Les Nageuses : la mer à boire
Dozilet Kpolo
Dozilet Kpolo
Tueur en séries (Amazon, Apple, HBO, Netflix, etc.), Dozilet se fait aussi souvent des films pour pouvoir ensuite en parler.

Disponible sur Netflix, "Les Nageuses" porte à l’écran l’histoire vraie de deux sœurs syriennes, auteures d’une prouesse en mer.

© YouTube

« Tu sais nager, non ? », demande-t-on naturellement quand l’heure est enfin venue de faire ses bagages pour cette maison avec piscine ; réservée via un célèbre site qui met en relation clients à la recherche de bons plans et hôtes au sens de l’hospitalité.

De l’hospitalité, les sœurs Mardini en ont cherché de leur départ de la Syrie jusqu’à leur arrivée en Europe. Par ici, l’exploit.

POUR QUITTER LA SYRIE, TOUS LES MOYENS SONT BONS

Entraînées durement par leur père Ezzat Mardini (Ali Suliman, vu notamment dans Jack Ryan), l’aînée Sara (Manal Issa) et Yusra (Nathalie Issa) sont deux nageuses qui passent le plus clair de leur temps les pieds dans la piscine olympique.

De temps en temps, elles sortent le sort pour retrouver leur cousin/DJ : Nizar.

Tout se passe bien jusqu’à ce la guerre en Syrie éclate. Plus les bombes tombent, plus l’inéluctable approche : si elles veulent poursuivre et surtout accomplir leur rêve de grandeur, il leur faut quitter la Syrie.

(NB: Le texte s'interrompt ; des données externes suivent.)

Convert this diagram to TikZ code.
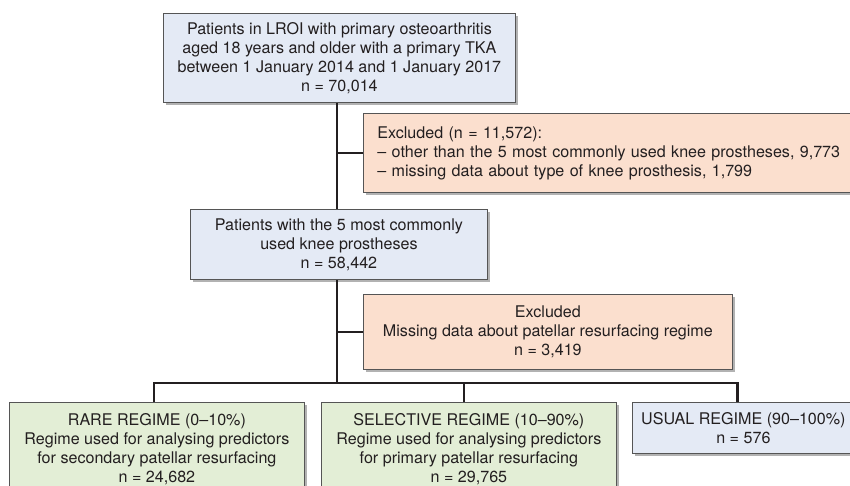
\documentclass[tikz,border=0pt]{standalone}
\usepackage{fontspec}
\setmainfont{TeX Gyre Heros}
\usetikzlibrary{shadows}
\definecolor{bluefill}{HTML}{E4EAF5}
\definecolor{orangefill}{HTML}{FBDFCE}
\definecolor{greenfill}{HTML}{E3EED6}
\definecolor{boxline}{HTML}{555555}
\definecolor{textcol}{HTML}{231F20}
\tikzset{
  basebox/.style={draw=boxline, line width=0.8pt, inner sep=0pt, anchor=north west,
    font=\fontsize{16.1}{19}\selectfont, align=center, text=textcol,
    drop shadow={shadow xshift=3pt, shadow yshift=-3pt, fill=black, opacity=0.3}},
  bluebox/.style={basebox, fill=bluefill},
  orangebox/.style={basebox, fill=orangefill},
  greenbox/.style={basebox, fill=greenfill},
  conn/.style={line width=2.6pt, draw=textcol}
}
\begin{document}
\begin{tikzpicture}[x=1pt,y=-1pt]
\useasboundingbox (0,0) rectangle (850,486);
\node[bluebox, minimum width=352pt, minimum height=89pt] (top) at (163,13)
  {Patients in LROI with primary osteoarthritis\\aged 18 years and older with a primary TKA\\between 1 January 2014 and 1 January 2017\\n = 70,014};
\node[orangebox, minimum height=79pt, align=left, inner xsep=14pt, text width=476pt] (ex1) at (363,113)
  {Excluded (n = 11,572):\\– other than the 5 most commonly used knee prostheses, 9,773\\– missing data about type of knee prosthesis, 1,799};
\node[bluebox, minimum width=297pt, minimum height=70pt] (mid) at (190,209)
  {Patients with the 5 most commonly\\used knee prostheses\\n = 58,442};
\node[orangebox, minimum width=369pt, minimum height=75pt] (ex2) at (363,294)
  {Excluded\\Missing data about patellar resurfacing regime\\n = 3,419};
\node[greenbox, minimum width=295pt, minimum height=93pt] (rare) at (9,402)
  {RARE REGIME (0–10\%)\\Regime used for analysing predictors\\for secondary patellar resurfacing\\n = 24,682};
\node[greenbox, minimum width=295pt, minimum height=93pt] (sel) at (321,402)
  {SELECTIVE REGIME (10–90\%)\\Regime used for analysing predictors\\for primary patellar resurfacing\\n = 29,765};
\node[bluebox, minimum width=222pt, minimum height=51pt] (usual) at (632,402)
  {USUAL REGIME (90–100\%)\\n = 576};
\coordinate (s) at (337,0);
\coordinate (br) at (337,383);
\draw[conn] (top.south -| s) -- (mid.north -| s);
\draw[conn] (ex1.west -| s) -- (ex1.west);
\draw[conn] (mid.south -| s) -- (br);
\draw[conn] (ex2.west -| s) -- (ex2.west);
\draw[conn] ([xshift=-3pt]rare.north) -- ([xshift=-3pt]rare.north |- br) -- ([xshift=-6pt]usual.north |- br) -- ([xshift=-6pt]usual.north);
\draw[conn] ([xshift=-5pt]sel.north) -- ([xshift=-5pt]sel.north |- br);
\end{tikzpicture}
\end{document}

Chose qu’elles font avec la bénédiction de leurs parents, qui les confient à Nizar.

Ensemble, le trio franchit toutes les étapes d’une immigration clandestine jusqu’à ce qu’à la Turquie et la traversée de la mer pour rejoindre l’île de Lesbos ; en Grèce.

C’est dans ces eaux où beaucoup de migrants ont malheureusement perdu leur vie, que les deux sœurs se jettent afin d’éviter que le canot rempli à ras bord ne coule. Et ce, avec la mer à boire durant trois heures.

Pour interpréter le rôle de ces deux sœurs dans la vraie vie, la réalisatrice gallo égyptienne Sally El Hosaini a eu une drôle idée.

UNE FAMILLE QUI SE ISSA AU SOMMET

Plutôt que d’aller chercher deux actrices qui auraient probablement eu toutes les peines du monde à jouer cette complicité naturelle qui saute aux yeux, cette peur qui se lit dans des yeux mouillés, elle a donné le rôle à deux jeunes femmes : les sœurs Issa.

Résultat : entre émotions et tensions, l’histoire relatée émeut/sensibilise/touche.

TOUT EST BIEN QUI FINIT (PRESQUE) BIEN

Dans un contexte actuel, marqué par les récentes tentions racistes en Tunisie, où des migrants sont régulièrement agressés, porter à l’écran une histoire de migrantes a un retentissement particulier.

En effet, plus long que La Pirogue, film dramatique avec Omar Sy où des Sénégalais tentent de rejoindre l’Espagne à bord d’un bateau de pêche, Les Nageuses mêle beauté et souffrance avec ces plans nocturnes en pleine mer, le bruit, des vagues, incapable de couvrir celui de ces cœurs qui battent la chamade, ces gorges nouées, etc.

L’autre élément qui fait de ce long-métrage de 134 minutes, c’est le fait que ce soit un focus sur cette période pas si lointaine, au cours de l'été 2015, où des Syriens ont tout fait pour rejoindre l’Europe en générale et l’Allemagne en particulier.

Plus d’un million de réfugiés y furent ainsi accueillis.

Autre élément clé : la trajectoire des sœurs.

Si Yusra, entraînée par Sven (Matthias Schweighöfer, Army Of the Dead), a brillé aux Jeux Olympiques de 2016, au sein d’une équipe uniquement composée de réfugiée, sa sœur aînée elle s’est engagée dans l’action humanitaire. Et en a payé le prix fort.

Arrêtée en 2018 puis accusée avec un de ses collègues, « d’espionnage, de trafic d’êtres humains », entre autres, la jeune femme a depuis été libérée en attendant son procès.

Concernant le film, Manal Issa/Sara a depuis dénoncé pêle-mêle : le fait que ce ne soient pas des actrices syriennes qui aient été prises, le contexte politique peu évoqué finalement et de grosses inégalités salariales.

Mais tout ceci ne doit absolument empêcher de regarder et surtout d'apprécier Les Nageuses, au terme duquel on se demande si au fond on sait vraiment nager.